(Records with drawing code)

^^^^^^^^

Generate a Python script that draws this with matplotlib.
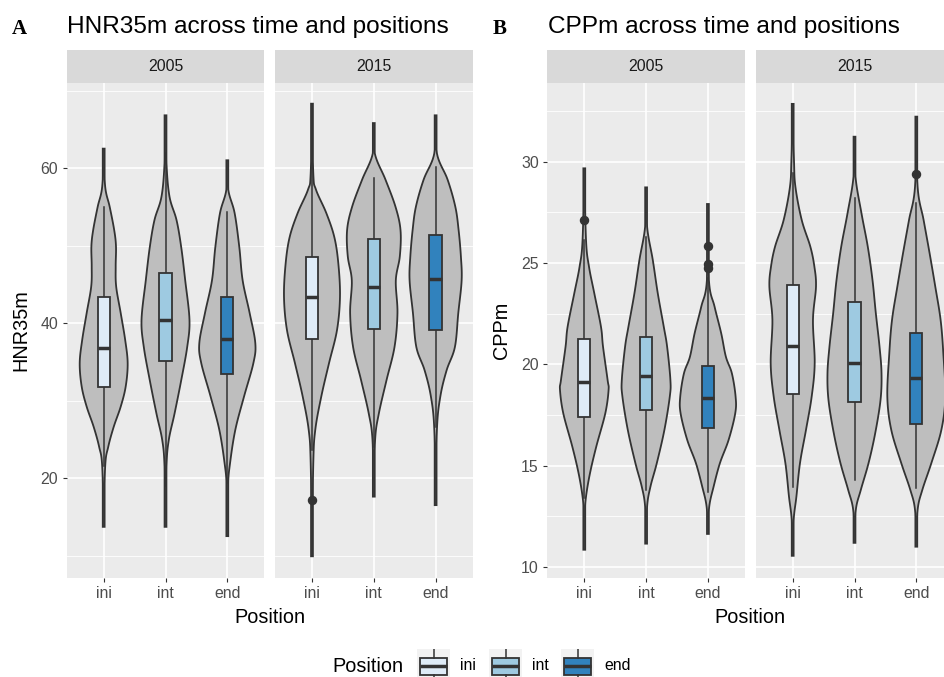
import numpy as np
import matplotlib
matplotlib.use("Agg")
import matplotlib.pyplot as plt
from matplotlib.patches import Rectangle

plt.rcParams['font.family'] = ['Liberation Sans', 'DejaVu Sans']

positions = ["ini", "int", "end"]
years = ["2005", "2015"]
box_fill = ["#DEEBF7", "#9ECAE1", "#3182BD"]

# violin outlines: y values and half widths (category units)
hnr_2005_ini_y = [62.5, 57.6, 55.0, 52.0, 49.9, 47.3, 44.7, 41.3, 37.8, 34.8, 31.8, 29.2, 26.6, 24.0, 21.5, 13.7]
hnr_2005_ini_w = [0, 0.024, 0.097, 0.17, 0.199, 0.194, 0.202, 0.275, 0.348, 0.388, 0.356, 0.275, 0.162, 0.073, 0.024, 0]
hnr_2005_int_y = [66.8, 60.6, 56.3, 53.3, 49.8, 45.5, 40.4, 36.9, 32.6, 28.3, 24.9, 21.5, 13.7]
hnr_2005_int_w = [0, 0.016, 0.065, 0.178, 0.254, 0.319, 0.388, 0.351, 0.254, 0.146, 0.053, 0.016, 0]
hnr_2005_end_y = [61.0, 57.2, 54.2, 49.8, 45.5, 41.3, 37.4, 34.8, 30.5, 26.2, 21.9, 18.9, 12.5]
hnr_2005_end_w = [0, 0.016, 0.118, 0.194, 0.248, 0.361, 0.453, 0.421, 0.27, 0.129, 0.044, 0.011, 0]
hnr_2015_ini_y = [68.3, 59.3, 57.2, 54.2, 51.1, 47.7, 43.4, 39.1, 34.8, 30.5, 26.2, 21.9, 9.9]
hnr_2015_ini_w = [0, 0.021, 0.065, 0.231, 0.361, 0.426, 0.453, 0.405, 0.275, 0.15, 0.053, 0.021, 0]
hnr_2015_int_y = [65.8, 61.9, 58.5, 55.0, 52.0, 48.6, 45.5, 41.3, 36.9, 32.6, 28.3, 24.9, 17.6]
hnr_2015_int_w = [0, 0.016, 0.189, 0.351, 0.432, 0.421, 0.356, 0.383, 0.335, 0.205, 0.081, 0.021, 0]
hnr_2015_end_y = [66.8, 61.9, 58.5, 55.0, 52.0, 48.6, 45.5, 41.3, 36.9, 33.9, 30.5, 26.2, 16.5]
hnr_2015_end_w = [0, 0.021, 0.194, 0.319, 0.372, 0.409, 0.421, 0.367, 0.312, 0.178, 0.076, 0.021, 0]

cpp_2005_ini_y = [29.67, 26.13, 24.82, 23.5, 21.85, 20.87, 19.23, 18.73, 17.58, 15.94, 14.62, 13.47, 12.65, 10.85]
cpp_2005_ini_w = [0, 0.028, 0.076, 0.162, 0.27, 0.303, 0.377, 0.393, 0.34, 0.194, 0.092, 0.028, 0.011, 0]
cpp_2005_int_y = [28.73, 26.79, 25.15, 23.5, 21.85, 20.87, 19.23, 18.4, 16.76, 15.12, 13.96, 12.97, 11.15]
cpp_2005_int_w = [0, 0.016, 0.108, 0.189, 0.286, 0.34, 0.393, 0.383, 0.296, 0.173, 0.07, 0.016, 0]
cpp_2005_end_y = [27.91, 24.16, 22.84, 21.53, 20.37, 19.55, 18.4, 17.58, 16.27, 15.12, 13.96, 12.97, 11.63]
cpp_2005_end_w = [0, 0.016, 0.108, 0.215, 0.291, 0.388, 0.448, 0.442, 0.335, 0.194, 0.092, 0.021, 0]
cpp_2015_ini_y = [32.85, 30.08, 28.76, 27.12, 25.8, 24.82, 23.83, 22.19, 20.05, 18.4, 16.76, 15.12, 13.47, 12.32, 10.55]
cpp_2015_ini_w = [0, 0.021, 0.044, 0.146, 0.286, 0.351, 0.377, 0.328, 0.356, 0.307, 0.215, 0.118, 0.06, 0.016, 0]
cpp_2015_int_y = [31.23, 29.26, 27.45, 25.8, 24.16, 22.52, 20.87, 19.56, 18.24, 16.6, 15.12, 13.8, 12.81, 11.19]
cpp_2015_int_w = [0, 0.016, 0.113, 0.215, 0.291, 0.345, 0.405, 0.437, 0.421, 0.335, 0.227, 0.102, 0.021, 0]
cpp_2015_end_y = [32.22, 28.76, 27.12, 25.48, 23.83, 22.19, 20.54, 18.4, 16.76, 15.12, 13.8, 12.81, 11.0]
cpp_2015_end_w = [0, 0.021, 0.118, 0.215, 0.307, 0.393, 0.437, 0.469, 0.405, 0.243, 0.097, 0.021, 0]

# boxplots: [lower whisker, q1, median, q3, upper whisker] for ini, int, end
hnr_2005_box = [[21.5, 31.8, 36.8, 43.3, 55.0], [19.0, 35.1, 40.4, 46.4, 62.0], [19.3, 33.4, 37.9, 43.3, 54.3]]
hnr_2015_box = [[23.6, 37.9, 43.3, 48.5, 60.6], [24.0, 39.2, 44.6, 50.8, 58.7], [26.6, 39.1, 45.7, 51.3, 60.1]]
cpp_2005_box = [[13.39, 17.39, 19.14, 21.23, 26.13], [13.8, 17.75, 19.44, 21.36, 26.3], [13.72, 16.87, 18.35, 19.93, 24.24]]
cpp_2015_box = [[13.93, 18.52, 20.92, 23.91, 29.42], [14.29, 18.13, 20.05, 23.09, 28.19], [13.88, 17.04, 19.34, 21.53, 27.94]]

hnr_2005_out = [[], [], []]
hnr_2015_out = [[17.1], [], []]
cpp_2005_out = [[27.1], [], [25.85, 24.93, 24.74]]
cpp_2015_out = [[], [], [29.37]]

W, H = 944, 677
fig = plt.figure(figsize=(W / 100, H / 100), dpi=100)


def rect(l, t, r, b):
    return [l / W, 1 - b / H, (r - l) / W, (b - t) / H]


def smooth(y, w, n=10):
    P = np.column_stack([y, w]).astype(float)
    P = np.vstack([P[0], P, P[-1]])
    out = []
    t = np.linspace(0, 1, n, endpoint=False)[:, None]
    for i in range(1, len(P) - 2):
        p0, p1, p2, p3 = P[i - 1], P[i], P[i + 1], P[i + 2]
        out.append(0.5 * (2 * p1 + (-p0 + p2) * t + (2 * p0 - 5 * p1 + 4 * p2 - p3) * t ** 2
                          + (-p0 + 3 * p1 - 3 * p2 + p3) * t ** 3))
    out.append(P[-2][None])
    return np.vstack(out)


def violin(ax, xc, ys, ws):
    pts = smooth(ys, ws)
    yy = pts[:, 0]
    ww = np.clip(pts[:, 1], 0.015, None)
    xs = np.concatenate([xc - ww, (xc + ww)[::-1]])
    yv = np.concatenate([yy, yy[::-1]])
    ax.fill(xs, yv, facecolor="#BEBEBE", edgecolor="#333333", lw=1.3, zorder=2)


def boxplot(ax, xc, st, outs, fill):
    lo, q1, med, q3, hi = st
    ax.plot([xc, xc], [lo, q1], color="#333333", lw=1.1, zorder=3)
    ax.plot([xc, xc], [q3, hi], color="#333333", lw=1.1, zorder=3)
    ax.add_patch(Rectangle((xc - 0.1, q1), 0.2, q3 - q1, facecolor=fill,
                           edgecolor="#333333", lw=1.3, zorder=4))
    ax.plot([xc - 0.1, xc + 0.1], [med, med], color="#333333", lw=2.5,
            solid_capstyle="butt", zorder=5)
    for v in outs:
        ax.plot(xc, v, "o", ms=5.8, color="#333333", zorder=6)


def panel(l, r, ylim, major, minor, shapes, box, outs, year, left):
    ax = fig.add_axes(rect(l, 83, r, 578.3))
    ax.set_facecolor("#EBEBEB")
    ax.set_xlim(0.4, 3.6)
    ax.set_ylim(*ylim)
    for s in ax.spines.values():
        s.set_visible(False)
    for v in minor:
        ax.axhline(v, color="white", lw=0.6, zorder=0)
    for v in major:
        ax.axhline(v, color="white", lw=1.2, zorder=0)
    for i in range(3):
        ax.axvline(i + 1, color="white", lw=1.2, zorder=0)
    ax.set_axisbelow(True)
    for i, (ys, ws) in enumerate(shapes):
        violin(ax, i + 1, ys, ws)
        boxplot(ax, i + 1, box[i], outs[i], box_fill[i])
    ax.set_xticks([1, 2, 3])
    ax.set_xticklabels(positions)
    ax.set_yticks(major)
    if left:
        ax.set_yticklabels([str(v) for v in major])
        ax.tick_params(axis="y", length=3, width=0.8, color="#333333", pad=3,
                       labelsize=11.4, labelcolor="#4D4D4D")
    else:
        ax.tick_params(axis="y", length=0, labelleft=False)
    ax.tick_params(axis="x", length=3, width=0.8, color="#333333", pad=2.5,
                   labelsize=11.4, labelcolor="#4D4D4D")
    st = fig.add_axes(rect(l, 50, r, 83))
    st.set_facecolor("#D9D9D9")
    st.set_xticks([])
    st.set_yticks([])
    for s in st.spines.values():
        s.set_visible(False)
    st.text(0.5, 0.5, year, ha="center", va="center", fontsize=11.4,
            color="#1A1A1A", transform=st.transAxes)
    return ax


# plot A
hnr_shapes_2005 = [(hnr_2005_ini_y, hnr_2005_ini_w), (hnr_2005_int_y, hnr_2005_int_w), (hnr_2005_end_y, hnr_2005_end_w)]
hnr_shapes_2015 = [(hnr_2015_ini_y, hnr_2015_ini_w), (hnr_2015_int_y, hnr_2015_int_w), (hnr_2015_end_y, hnr_2015_end_w)]
panel(66.6, 264.4, (7.06, 70.97), [20, 40, 60], [10, 30, 50, 70], hnr_shapes_2005,
      hnr_2005_box, hnr_2005_out, years[0], True)
panel(274.9, 472.7, (7.06, 70.97), [20, 40, 60], [10, 30, 50, 70], hnr_shapes_2015,
      hnr_2015_box, hnr_2015_out, years[1], False)

# plot B
cpp_shapes_2005 = [(cpp_2005_ini_y, cpp_2005_ini_w), (cpp_2005_int_y, cpp_2005_int_w), (cpp_2005_end_y, cpp_2005_end_w)]
cpp_shapes_2015 = [(cpp_2015_ini_y, cpp_2015_ini_w), (cpp_2015_int_y, cpp_2015_int_w), (cpp_2015_end_y, cpp_2015_end_w)]
panel(547.2, 745.0, (9.44, 33.88), [10, 15, 20, 25, 30], [12.5, 17.5, 22.5, 27.5, 32.5],
      cpp_shapes_2005, cpp_2005_box, cpp_2005_out, years[0], True)
panel(755.6, 953.4, (9.44, 33.88), [10, 15, 20, 25, 30], [12.5, 17.5, 22.5, 27.5, 32.5],
      cpp_shapes_2015, cpp_2015_box, cpp_2015_out, years[1], False)

# titles, tags, axis titles
fig.text(12 / W, 1 - 33.5 / H, "A", family="Liberation Serif", fontweight="bold",
         fontsize=15, va="baseline")
fig.text(66.7 / W, 1 - 33.5 / H, "HNR35m across time and positions", fontsize=17.6, va="baseline")
fig.text(493 / W, 1 - 33.5 / H, "B", family="Liberation Serif", fontweight="bold",
         fontsize=15, va="baseline")
fig.text(548.3 / W, 1 - 33.5 / H, "CPPm across time and positions", fontsize=17.6, va="baseline")

fig.text(269.6 / W, 1 - 623 / H, "Position", fontsize=14.3, ha="center", va="baseline")
fig.text(750.3 / W, 1 - 623 / H, "Position", fontsize=14.3, ha="center", va="baseline")
fig.text(20.5 / W, 1 - 330.6 / H, "HNR35m", fontsize=14.3, rotation=90, ha="center", va="center")
fig.text(501 / W, 1 - 330.6 / H, "CPPm", fontsize=14.3, rotation=90, ha="center", va="center")

# legend
fig.text(332 / W, 1 - 666.5 / H, "Position", fontsize=14.3, ha="left", va="center")
key_left = [417, 489, 561]
for i, pos in enumerate(positions):
    kx = key_left[i]
    k = fig.add_axes(rect(kx, 649, kx + 33, 683))
    k.set_facecolor("#F2F2F2")
    k.set_xlim(0, 1)
    k.set_ylim(0, 1)
    k.set_xticks([])
    k.set_yticks([])
    for s in k.spines.values():
        s.set_visible(False)
    k.plot([0.5, 0.5], [0, 0.25], color="#333333", lw=1.1)
    k.plot([0.5, 0.5], [0.75, 1], color="#333333", lw=1.1)
    k.add_patch(Rectangle((0.1, 0.25), 0.8, 0.5, facecolor=box_fill[i],
                          edgecolor="#333333", lw=1.3))
    k.plot([0.1, 0.9], [0.5, 0.5], color="#333333", lw=2.5, solid_capstyle="butt")
    fig.text((kx + 43) / W, 1 - 666 / H, pos, fontsize=11.4, ha="left", va="center")

fig.savefig("out.png", dpi=100, facecolor="white")
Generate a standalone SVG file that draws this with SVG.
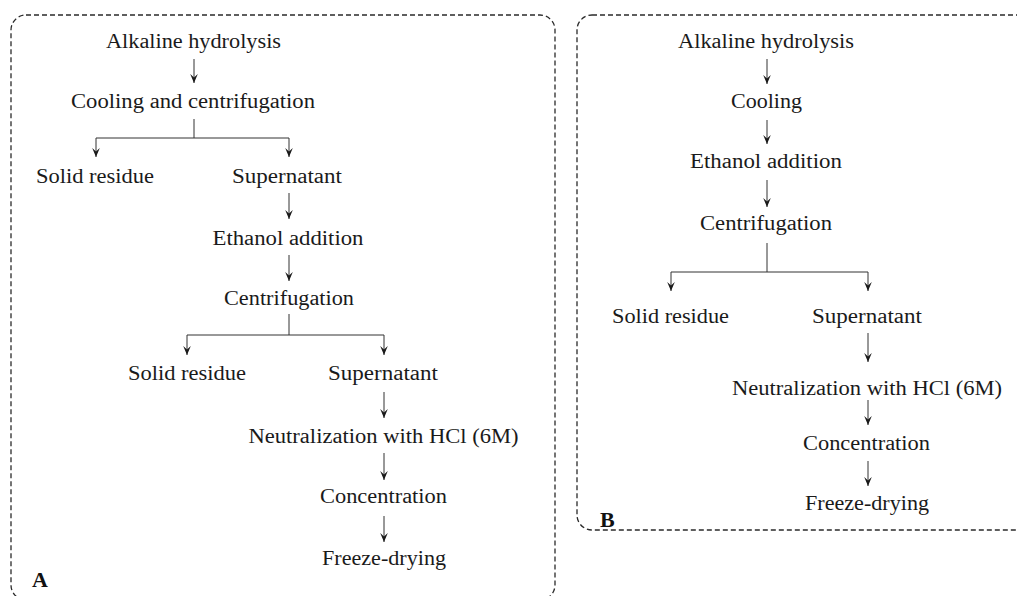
<svg xmlns="http://www.w3.org/2000/svg" width="1017" height="596" viewBox="0 0 1017 596">
<style>
.t{font-family:"Liberation Serif","Times New Roman",serif;font-size:20px;fill:#1a1a1a;text-anchor:middle}
.lbl{font-family:"Liberation Serif","Times New Roman",serif;font-size:22px;font-weight:bold;fill:#111}
.box{fill:none;stroke:#2a2a2a;stroke-width:1.3;stroke-dasharray:5 3}
.c{fill:none;stroke:#333;stroke-width:1}
.a{fill:none;stroke:#333;stroke-width:1;marker-end:url(#ah)}
</style>
<defs>
<marker id="ah" markerUnits="userSpaceOnUse" markerWidth="12" markerHeight="10" viewBox="-10 -5 12 10" refX="0" refY="0" orient="auto">
<path d="M0,0 L-9,-3.8 L-5.5,0 L-9,3.8 Z" fill="#1a1a1a"/>
</marker>
</defs>
<rect class="box" x="11" y="15" width="544" height="585" rx="15"/>
<rect class="box" x="577" y="15" width="460" height="515" rx="15"/>
<g id="connectors">
<line class="a" x1="194" y1="59" x2="194" y2="83"/>
<polyline class="c" points="194,119 194,138"/>
<polyline class="a" points="194,138 96,138 96,157"/>
<polyline class="a" points="194,138 289,138 289,157"/>
<line class="a" x1="289" y1="193" x2="289" y2="219"/>
<line class="a" x1="289" y1="255" x2="289" y2="281"/>
<polyline class="c" points="289,314 289,335"/>
<polyline class="a" points="289,335 187,335 187,355"/>
<polyline class="a" points="289,335 384,335 384,355"/>
<line class="a" x1="384" y1="392" x2="384" y2="418"/>
<line class="a" x1="384" y1="453" x2="384" y2="480"/>
<line class="a" x1="384" y1="516" x2="384" y2="542"/>
<line class="a" x1="767" y1="59" x2="767" y2="84"/>
<line class="a" x1="767" y1="120" x2="767" y2="144"/>
<line class="a" x1="767" y1="180" x2="767" y2="207"/>
<polyline class="c" points="767,243 767,272"/>
<polyline class="a" points="767,272 671,272 671,291"/>
<polyline class="a" points="767,272 868,272 868,291"/>
<line class="a" x1="868" y1="333" x2="868" y2="362"/>
<line class="a" x1="868" y1="400" x2="868" y2="425"/>
<line class="a" x1="868" y1="461" x2="868" y2="486"/>
</g>
<g id="A-alkaline"><text class="t" x="193.5" y="48" textLength="175" lengthAdjust="spacingAndGlyphs">Alkaline hydrolysis</text></g>
<g id="A-cooling"><text class="t" x="193" y="108" textLength="244" lengthAdjust="spacingAndGlyphs">Cooling and centrifugation</text></g>
<g id="A-solid1"><text class="t" x="95" y="183" textLength="118" lengthAdjust="spacingAndGlyphs">Solid residue</text></g>
<g id="A-super1"><text class="t" x="287" y="183" textLength="110" lengthAdjust="spacingAndGlyphs">Supernatant</text></g>
<g id="A-ethanol"><text class="t" x="288" y="245" textLength="151" lengthAdjust="spacingAndGlyphs">Ethanol addition</text></g>
<g id="A-centrif"><text class="t" x="289" y="305" textLength="130" lengthAdjust="spacingAndGlyphs">Centrifugation</text></g>
<g id="A-solid2"><text class="t" x="187" y="380" textLength="118" lengthAdjust="spacingAndGlyphs">Solid residue</text></g>
<g id="A-super2"><text class="t" x="383" y="380" textLength="110" lengthAdjust="spacingAndGlyphs">Supernatant</text></g>
<g id="A-neutral"><text class="t" x="383.5" y="443" textLength="270" lengthAdjust="spacingAndGlyphs">Neutralization with HCl (6M)</text></g>
<g id="A-conc"><text class="t" x="383.5" y="503" textLength="127" lengthAdjust="spacingAndGlyphs">Concentration</text></g>
<g id="A-freeze"><text class="t" x="384" y="565" textLength="124" lengthAdjust="spacingAndGlyphs">Freeze-drying</text></g>
<g id="A-label"><text class="lbl" x="32" y="587">A</text></g>
<g id="B-alkaline"><text class="t" x="766" y="48" textLength="176" lengthAdjust="spacingAndGlyphs">Alkaline hydrolysis</text></g>
<g id="B-cooling"><text class="t" x="766.5" y="108" textLength="71" lengthAdjust="spacingAndGlyphs">Cooling</text></g>
<g id="B-ethanol"><text class="t" x="766" y="168" textLength="152" lengthAdjust="spacingAndGlyphs">Ethanol addition</text></g>
<g id="B-centrif"><text class="t" x="766" y="230" textLength="132" lengthAdjust="spacingAndGlyphs">Centrifugation</text></g>
<g id="B-solid"><text class="t" x="670.5" y="323" textLength="117" lengthAdjust="spacingAndGlyphs">Solid residue</text></g>
<g id="B-super"><text class="t" x="867" y="323" textLength="110" lengthAdjust="spacingAndGlyphs">Supernatant</text></g>
<g id="B-neutral"><text class="t" x="867" y="395" textLength="270" lengthAdjust="spacingAndGlyphs">Neutralization with HCl (6M)</text></g>
<g id="B-conc"><text class="t" x="866.5" y="450" textLength="127" lengthAdjust="spacingAndGlyphs">Concentration</text></g>
<g id="B-freeze"><text class="t" x="867" y="510" textLength="124" lengthAdjust="spacingAndGlyphs">Freeze-drying</text></g>
<g id="B-label"><text class="lbl" x="600" y="527">B</text></g>
</svg>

^^^^^^^^

- **Aim of the task**: Retype the records above word for word, from their first line through the line containing "0.076, 0.021, 0]", and leave out every picture.

- **Full answer**:
Generate a Python script that draws this with matplotlib.
import numpy as np
import matplotlib
matplotlib.use("Agg")
import matplotlib.pyplot as plt
from matplotlib.patches import Rectangle

plt.rcParams['font.family'] = ['Liberation Sans', 'DejaVu Sans']

positions = ["ini", "int", "end"]
years = ["2005", "2015"]
box_fill = ["#DEEBF7", "#9ECAE1", "#3182BD"]

# violin outlines: y values and half widths (category units)
hnr_2005_ini_y = [62.5, 57.6, 55.0, 52.0, 49.9, 47.3, 44.7, 41.3, 37.8, 34.8, 31.8, 29.2, 26.6, 24.0, 21.5, 13.7]
hnr_2005_ini_w = [0, 0.024, 0.097, 0.17, 0.199, 0.194, 0.202, 0.275, 0.348, 0.388, 0.356, 0.275, 0.162, 0.073, 0.024, 0]
hnr_2005_int_y = [66.8, 60.6, 56.3, 53.3, 49.8, 45.5, 40.4, 36.9, 32.6, 28.3, 24.9, 21.5, 13.7]
hnr_2005_int_w = [0, 0.016, 0.065, 0.178, 0.254, 0.319, 0.388, 0.351, 0.254, 0.146, 0.053, 0.016, 0]
hnr_2005_end_y = [61.0, 57.2, 54.2, 49.8, 45.5, 41.3, 37.4, 34.8, 30.5, 26.2, 21.9, 18.9, 12.5]
hnr_2005_end_w = [0, 0.016, 0.118, 0.194, 0.248, 0.361, 0.453, 0.421, 0.27, 0.129, 0.044, 0.011, 0]
hnr_2015_ini_y = [68.3, 59.3, 57.2, 54.2, 51.1, 47.7, 43.4, 39.1, 34.8, 30.5, 26.2, 21.9, 9.9]
hnr_2015_ini_w = [0, 0.021, 0.065, 0.231, 0.361, 0.426, 0.453, 0.405, 0.275, 0.15, 0.053, 0.021, 0]
hnr_2015_int_y = [65.8, 61.9, 58.5, 55.0, 52.0, 48.6, 45.5, 41.3, 36.9, 32.6, 28.3, 24.9, 17.6]
hnr_2015_int_w = [0, 0.016, 0.189, 0.351, 0.432, 0.421, 0.356, 0.383, 0.335, 0.205, 0.081, 0.021, 0]
hnr_2015_end_y = [66.8, 61.9, 58.5, 55.0, 52.0, 48.6, 45.5, 41.3, 36.9, 33.9, 30.5, 26.2, 16.5]
hnr_2015_end_w = [0, 0.021, 0.194, 0.319, 0.372, 0.409, 0.421, 0.367, 0.312, 0.178, 0.076, 0.021, 0]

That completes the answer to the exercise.